Here, Petitioner does not set forth new evidence indicating he was innocent of the underlying crime in this matter. Instead, he asserts a conclusory statement regarding this previous conviction that he “found out later [he] was not Guilty . . . by law.” Doc. No. 1 at 2. Though not sufficient to establish actual innocence, this statement also indicates Petitioner believes himself to be legally innocent, rather than factually innocent. “To serve as a basis for equitable tolling of the limitations period, ‘actual innocence means factual innocence, not mere legal insufficiency.'” Lowery v. Bryant, 760 Fed.Appx. 617, 619 (10th Cir. 2019) (quoting Bousley v. United States, 523 U.S. 614, 623 (1998)).
Thus, Petitioner has not alleged any extraordinary circumstances that warrant the application of equitable tolling principles to extend the limitations period. Because the Petition is not timely filed, the Court should decline to review the merits and dismiss the action.
RECOMMENDATION
Based on the foregoing findings, it is recommended that the Petition for a Writ of Habeas Corpus pursuant to 28 U.S.C. § 2254 be denied to the extent Petitioner is challenging his conviction and sentence for Lewd or Indecent Acts to a Child Under Sixteen (Case No. CF-2017-686). Additionally, to the extent Petitioner is challenging his conviction and sentence for Domestic Assault and Battery with a Dangerous Weapon (Case No. CF-2014-331), the Petition should be dismissed without prejudice as untimely.

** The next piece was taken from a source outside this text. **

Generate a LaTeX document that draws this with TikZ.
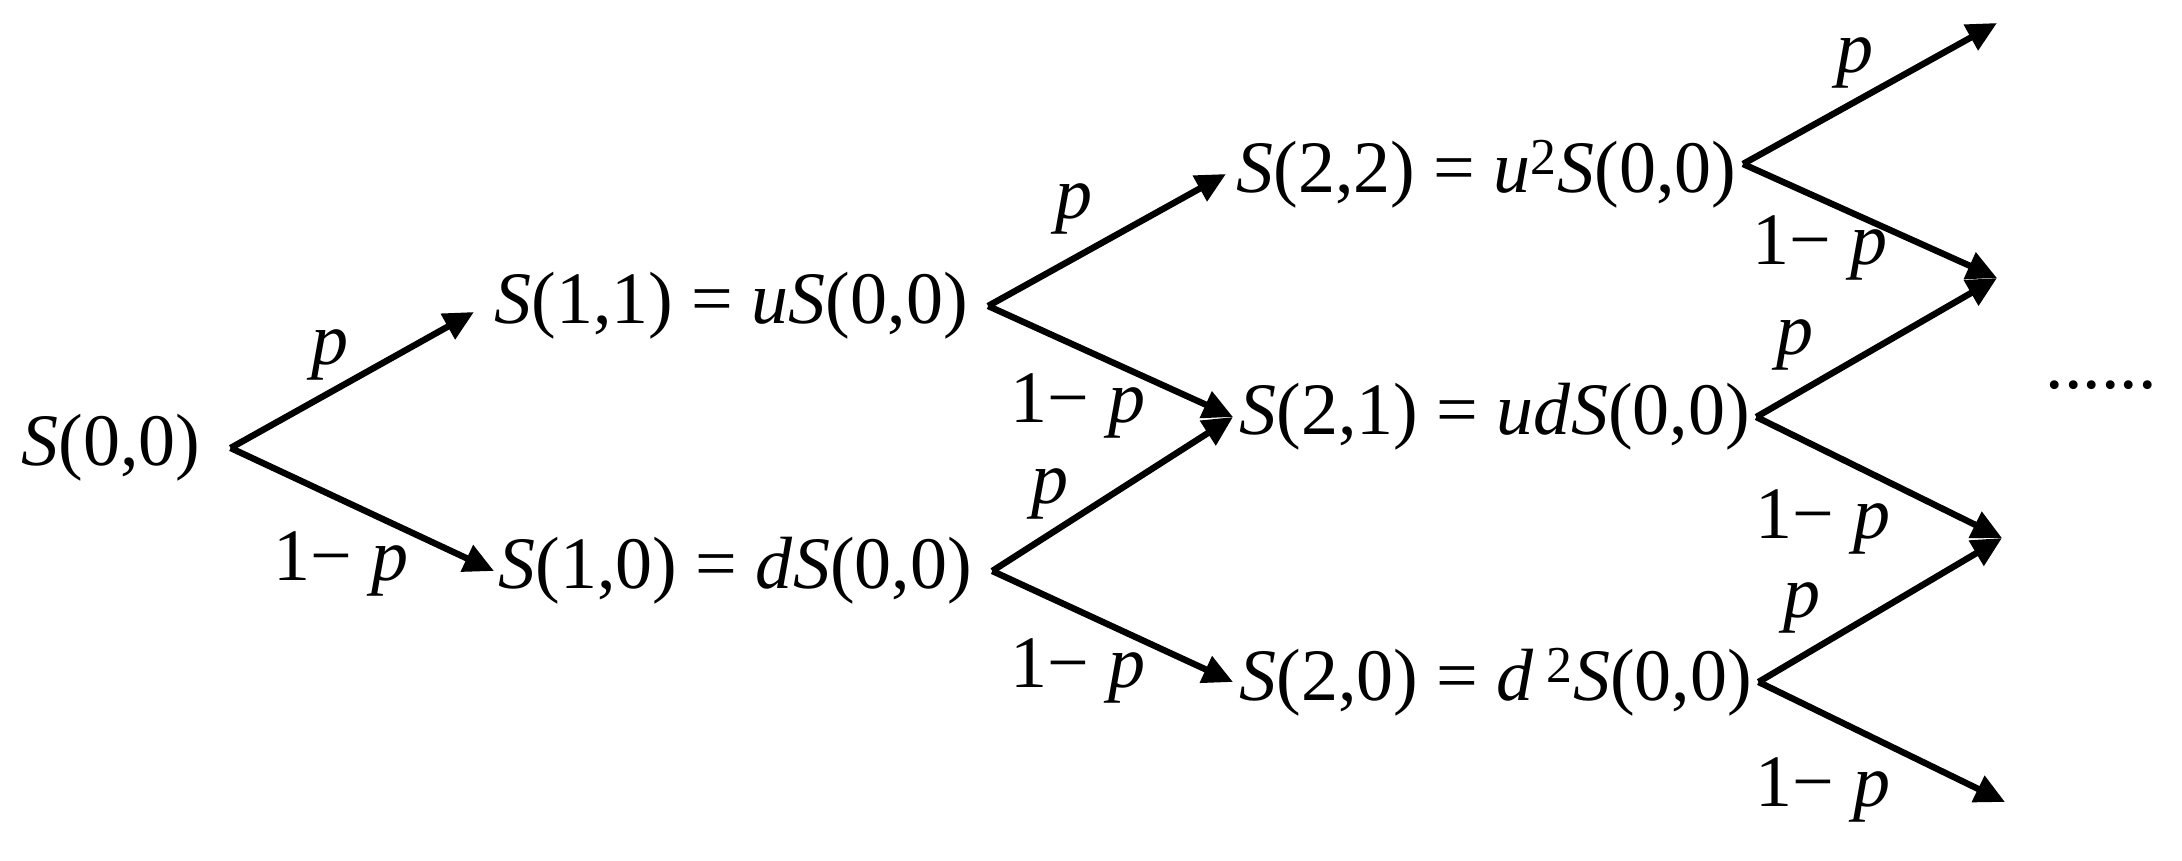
\documentclass[tikz,border=0pt]{standalone}
\usepackage{fontspec}
\setmainfont{Liberation Serif}
\usetikzlibrary{arrows.meta}
\newcommand{\V}[1]{\textit{#1}}
\begin{document}
\begin{tikzpicture}[x=0.5pt,y=-0.5pt,
  txt/.style={font=\fontsize{37}{40}\selectfont, inner sep=0pt},
  eq/.style={txt, anchor=west},
  arr/.style={line width=3.2pt, -{Triangle[length=15pt,width=14pt]}},
  ]
\useasboundingbox (0,0) rectangle (2182,861);
% nodes
\node[eq] (S00) at (21,448) {\V{S}(0,0)};
\node[eq] (S11) at (494,306) {\V{S}(1,1) = \V{u}\V{S}(0,0)};
\node[eq] (S10) at (498,571) {\V{S}(1,0) = \V{d}\V{S}(0,0)};
\node[eq] (S22) at (1236,174) {\V{S}(2,2) = \V{u}\textsuperscript{2}\V{S}(0,0)};
\node[eq] (S21) at (1239,417) {\V{S}(2,1) = \V{ud}\V{S}(0,0)};
\node[eq] (S20) at (1239,682) {\V{S}(2,0) = \V{d}\,\textsuperscript{2}\V{S}(0,0)};
\node[txt] (dots) at (2101,385) {......};
% free ends
\coordinate (T1) at (1997,23);
\coordinate (T2) at (1997,278);
\coordinate (T3) at (2002,538);
\coordinate (T4) at (2005,802);
% connectors
\draw[arr] ([xshift=15pt]S00.east) -- ([xshift=-10pt,yshift=-3pt]S11.west);
\draw[arr] ([xshift=15pt]S00.east) -- ([xshift=-2pt]S10.west);
\draw[arr] ([xshift=10pt]S11.east) -- ([xshift=-5pt]S22.west);
\draw[arr] ([xshift=10pt]S11.east) -- ([xshift=-3pt]S21.west);
\draw[arr] ([xshift=10pt]S10.east) -- ([xshift=-3pt]S21.west);
\draw[arr] ([xshift=10pt]S10.east) -- ([xshift=-3pt]S20.west);
\draw[arr] ([xshift=3pt,yshift=5pt]S22.east) -- (T1);
\draw[arr] ([xshift=3pt,yshift=5pt]S22.east) -- (T2);
\draw[arr] ([xshift=3pt]S21.east) -- (T2);
\draw[arr] ([xshift=3pt]S21.east) -- (T3);
\draw[arr] ([xshift=3pt]S20.east) -- (T3);
\draw[arr] ([xshift=3pt]S20.east) -- (T4);
% labels
\node[txt] (l1) at (330,355) {\V{p}};
\node[txt] (l2) at (341,564) {1− \V{p}};
\node[txt] (l3) at (1074,209) {\V{p}};
\node[txt] (l4) at (1078,406) {1− \V{p}};
\node[txt] (l5) at (1050,494) {\V{p}};
\node[txt] (l6) at (1078,671) {1− \V{p}};
\node[txt] (l7) at (1855,63) {\V{p}};
\node[txt] (l8) at (1820,248) {1− \V{p}};
\node[txt] (l9) at (1795,345) {\V{p}};
\node[txt] (l10) at (1823,522) {1− \V{p}};
\node[txt] (l11) at (1802,608) {\V{p}};
\node[txt] (l12) at (1823,790) {1− \V{p}};
\end{tikzpicture}
\end{document}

Petitioner is advised of his right to file an objection to this Supplemental Report and Recommendation with the Clerk of this Court by September 5th , 2022. The failure to timely object to this Supplemental Report and Recommendation would waive appellate review of the recommended ruling. Moore v. United States of America, 950 F.2d 656 (10th Cir. 1991); see, cf. Marshall v. Chater, 75 F.3d 1421, 1426 (10th Cir. 1996) (“Issues raised for the first time in objections to the magistrate judge's recommendation are deemed waived.”).
This Supplemental Report and Recommendation disposes of all issues referred to the undersigned Magistrate Judge in the captioned matter, and any pending motion not specifically addressed herein is denied.